▶ **Problem**
Write out every entry, unchanged. Skip any picture.

▶ **Raw records**
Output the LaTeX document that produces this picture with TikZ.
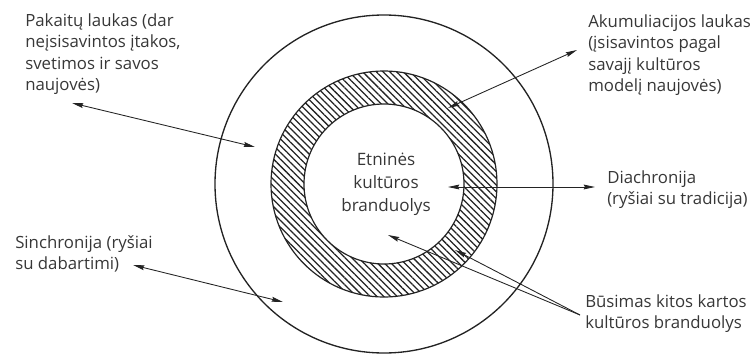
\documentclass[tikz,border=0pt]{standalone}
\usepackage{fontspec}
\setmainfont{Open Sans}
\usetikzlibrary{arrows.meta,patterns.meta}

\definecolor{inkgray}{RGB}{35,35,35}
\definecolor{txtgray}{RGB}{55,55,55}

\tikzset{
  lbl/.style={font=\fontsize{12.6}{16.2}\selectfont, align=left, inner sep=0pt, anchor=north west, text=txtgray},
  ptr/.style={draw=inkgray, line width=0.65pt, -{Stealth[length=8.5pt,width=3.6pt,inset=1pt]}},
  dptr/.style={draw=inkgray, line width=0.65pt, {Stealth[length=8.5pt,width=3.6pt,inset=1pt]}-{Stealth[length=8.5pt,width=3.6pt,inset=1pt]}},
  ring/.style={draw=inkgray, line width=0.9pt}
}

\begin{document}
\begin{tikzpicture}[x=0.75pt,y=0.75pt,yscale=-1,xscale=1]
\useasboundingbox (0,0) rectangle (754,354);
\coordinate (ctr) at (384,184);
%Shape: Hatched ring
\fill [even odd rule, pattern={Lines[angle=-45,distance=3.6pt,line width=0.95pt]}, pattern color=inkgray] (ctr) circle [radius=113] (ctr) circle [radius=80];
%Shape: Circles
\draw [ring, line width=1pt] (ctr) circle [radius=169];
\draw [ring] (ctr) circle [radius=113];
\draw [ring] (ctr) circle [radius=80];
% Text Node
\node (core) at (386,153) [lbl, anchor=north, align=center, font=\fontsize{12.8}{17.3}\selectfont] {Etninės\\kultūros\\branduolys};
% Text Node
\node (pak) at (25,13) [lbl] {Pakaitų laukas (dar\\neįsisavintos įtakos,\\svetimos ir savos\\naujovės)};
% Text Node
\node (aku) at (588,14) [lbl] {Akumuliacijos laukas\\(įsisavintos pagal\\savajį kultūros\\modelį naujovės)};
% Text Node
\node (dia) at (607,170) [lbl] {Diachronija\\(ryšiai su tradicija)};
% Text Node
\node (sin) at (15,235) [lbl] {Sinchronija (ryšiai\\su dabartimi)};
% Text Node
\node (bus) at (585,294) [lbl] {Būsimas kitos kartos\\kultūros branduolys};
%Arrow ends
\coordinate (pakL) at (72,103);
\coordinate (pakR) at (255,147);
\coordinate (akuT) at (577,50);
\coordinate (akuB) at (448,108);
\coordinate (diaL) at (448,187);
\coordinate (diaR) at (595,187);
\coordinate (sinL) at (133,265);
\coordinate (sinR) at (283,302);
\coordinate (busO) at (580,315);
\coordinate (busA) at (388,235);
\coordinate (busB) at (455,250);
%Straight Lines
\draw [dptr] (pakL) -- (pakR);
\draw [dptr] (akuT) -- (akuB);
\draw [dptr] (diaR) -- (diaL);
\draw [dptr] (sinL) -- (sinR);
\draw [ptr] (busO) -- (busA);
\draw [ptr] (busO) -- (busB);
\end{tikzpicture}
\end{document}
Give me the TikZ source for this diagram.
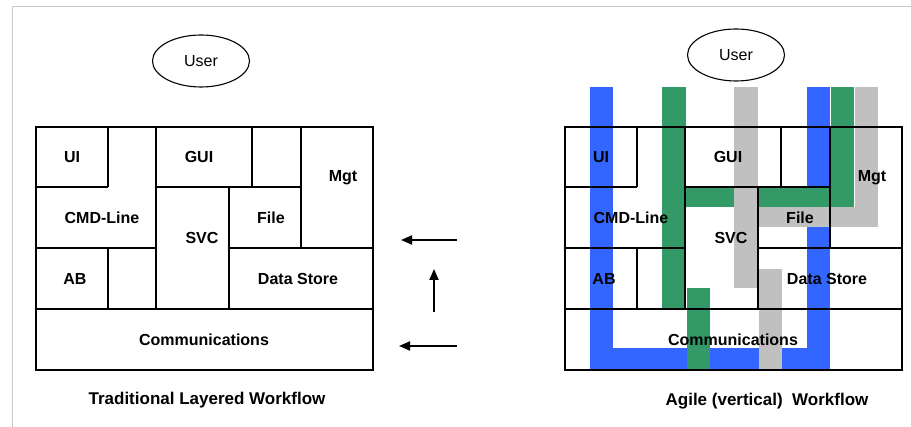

▶ **Answer to the task**
Output the LaTeX document that produces this picture with TikZ.
\documentclass[tikz,border=0pt]{standalone}
\usepackage{fontspec}
\setmainfont{Open Sans}
\usetikzlibrary{arrows.meta,patterns.meta}

\definecolor{inkgray}{RGB}{35,35,35}
\definecolor{txtgray}{RGB}{55,55,55}

\tikzset{
  lbl/.style={font=\fontsize{12.6}{16.2}\selectfont, align=left, inner sep=0pt, anchor=north west, text=txtgray},
  ptr/.style={draw=inkgray, line width=0.65pt, -{Stealth[length=8.5pt,width=3.6pt,inset=1pt]}},
  dptr/.style={draw=inkgray, line width=0.65pt, {Stealth[length=8.5pt,width=3.6pt,inset=1pt]}-{Stealth[length=8.5pt,width=3.6pt,inset=1pt]}},
  ring/.style={draw=inkgray, line width=0.9pt}
}

\begin{document}
\begin{tikzpicture}[x=0.75pt,y=0.75pt,yscale=-1,xscale=1]
\useasboundingbox (0,0) rectangle (754,354);
\coordinate (ctr) at (384,184);
%Shape: Hatched ring
\fill [even odd rule, pattern={Lines[angle=-45,distance=3.6pt,line width=0.95pt]}, pattern color=inkgray] (ctr) circle [radius=113] (ctr) circle [radius=80];
%Shape: Circles
\draw [ring, line width=1pt] (ctr) circle [radius=169];
\draw [ring] (ctr) circle [radius=113];
\draw [ring] (ctr) circle [radius=80];
% Text Node
\node (core) at (386,153) [lbl, anchor=north, align=center, font=\fontsize{12.8}{17.3}\selectfont] {Etninės\\kultūros\\branduolys};
% Text Node
\node (pak) at (25,13) [lbl] {Pakaitų laukas (dar\\neįsisavintos įtakos,\\svetimos ir savos\\naujovės)};
% Text Node
\node (aku) at (588,14) [lbl] {Akumuliacijos laukas\\(įsisavintos pagal\\savajį kultūros\\modelį naujovės)};
% Text Node
\node (dia) at (607,170) [lbl] {Diachronija\\(ryšiai su tradicija)};
% Text Node
\node (sin) at (15,235) [lbl] {Sinchronija (ryšiai\\su dabartimi)};
% Text Node
\node (bus) at (585,294) [lbl] {Būsimas kitos kartos\\kultūros branduolys};
%Arrow ends
\coordinate (pakL) at (72,103);
\coordinate (pakR) at (255,147);
\coordinate (akuT) at (577,50);
\coordinate (akuB) at (448,108);
\coordinate (diaL) at (448,187);
\coordinate (diaR) at (595,187);
\coordinate (sinL) at (133,265);
\coordinate (sinR) at (283,302);
\coordinate (busO) at (580,315);
\coordinate (busA) at (388,235);
\coordinate (busB) at (455,250);
%Straight Lines
\draw [dptr] (pakL) -- (pakR);
\draw [dptr] (akuT) -- (akuB);
\draw [dptr] (diaR) -- (diaL);
\draw [dptr] (sinL) -- (sinR);
\draw [ptr] (busO) -- (busA);
\draw [ptr] (busO) -- (busB);
\end{tikzpicture}
\end{document}
Give me the TikZ source for this diagram.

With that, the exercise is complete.